Effects of dorsal column conditioning stimulation on wide-dynamic range (WDR) neuronal response in nerve-injured rats. (A) The windup function at 0–15 min after dorsal column stimulation, the time of peak inhibitory effect, is shown for each group [0.5Ab0: n = 18, Ab0: n = 19, 0.5(Ab0 + Ab1): n = 18, Ab1: n = 24, Ab2: n = 19]. The averaged prestimulation baseline was used for comparison. (B) The area under the windup function to a 0.5 Hz train was significantly decreased from the baseline at 0–15 min after dorsal column stimulation at intensities of 0.5(Ab0 + Ab1), Ab1 and Ab2. (C) The areas under the windup function to a 0.5 Hz train after dorsal column stimulation were normalized to the baseline value. (D) The stimulus-response functions of the C-component of WDR neurons evoked by graded electrical stimulation (0.1–10 mA, 2.0 ms) after dorsal column stimulation are shown.
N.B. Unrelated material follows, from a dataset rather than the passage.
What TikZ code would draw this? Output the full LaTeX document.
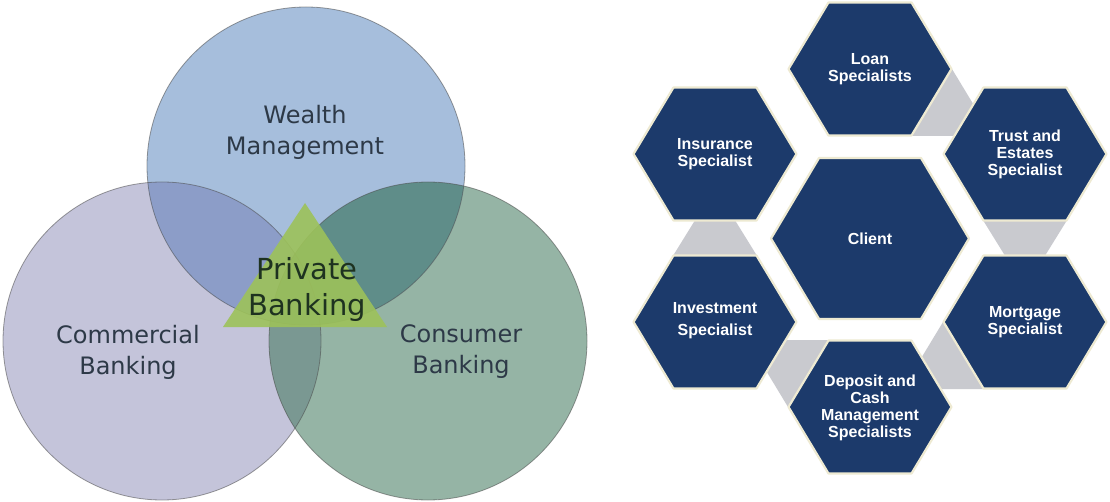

The averaged prestimulation baseline was used for comparison. (E) The area under the stimulus-response function was significantly decreased from baseline at 0–15 min after conditioning stimulation at intensities of 0.5(Ab0 + Ab1), Ab1 and Ab2. (F) The C-component after dorsal column stimulation was normalized to the respective prestimulation baseline value. (G) The C-threshold after dorsal column stimulation was also normalized to the respective baseline value. *p < 0.05, **p < 0.01, ***p < 0.001 versus baseline. Data are expressed as mean ± standard error of the mean. Error bars in A and D are omitted to improve the clarity.

Figure 3

Effects of tibial nerve stimulation on wide-dynamic range (WDR) neuronal response in nerve-injured rats. (A) Windup functions after tibial nerve stimulation are shown for different intensity groups (Ab0: n = 28, Ab1: n = 34, Ab2: n = 30). The averaged prestimulation windup function was used for comparison. (B) The area under the windup function to a 0.5 Hz train was significantly decreased from the baseline at 0–15 min after tibial nerve stimulation at intensities of Ab0, Ab1 and Ab2. (C) The area under the windup function to a 0.5 Hz train was normalized to the baseline value. (D) The stimulus-response functions of the C-component to graded electrical stimulation (0.1–10 mA, 2.0 ms) before and after tibial nerve stimulation. The averaged prestimulation baseline was used for comparison. (E) The C-component was not significantly changed after tibial nerve stimulation. (F) The C-component after tibial nerve stimulation was normalized to the respective prestimulation baseline value. *p < 0.05, **p < 0.01, ***p < 0.001 versus baseline. Data are expressed as mean ± standard error of the mean. Error bars in A and D are omitted to improve the clarity.

Figure 4

Comparison of the peak inhibitory effects between dorsal column stimulation and tibial nerve stimulation. (A) The decrease in the area under the windup function to a 0.5 Hz train after dorsal column stimulation at Ab0, Ab1 and Ab2 intensities was not significantly different from that after tibial nerve stimulation. (B) Compared with tibial nerve stimulation, dorsal column stimulation induced a significantly greater inhibition of the C-component to graded intracutaneous electrical stimuli (0.1–10 mA, 2 ms) at Ab1 and Ab2 intensities. **p < 0.01, ***p < 0.001 versus prestimulation baseline, ##p < 0.01, ###p < 0.001 versus tibial nerve stimulation. Data are expressed as mean + standard error of the mean.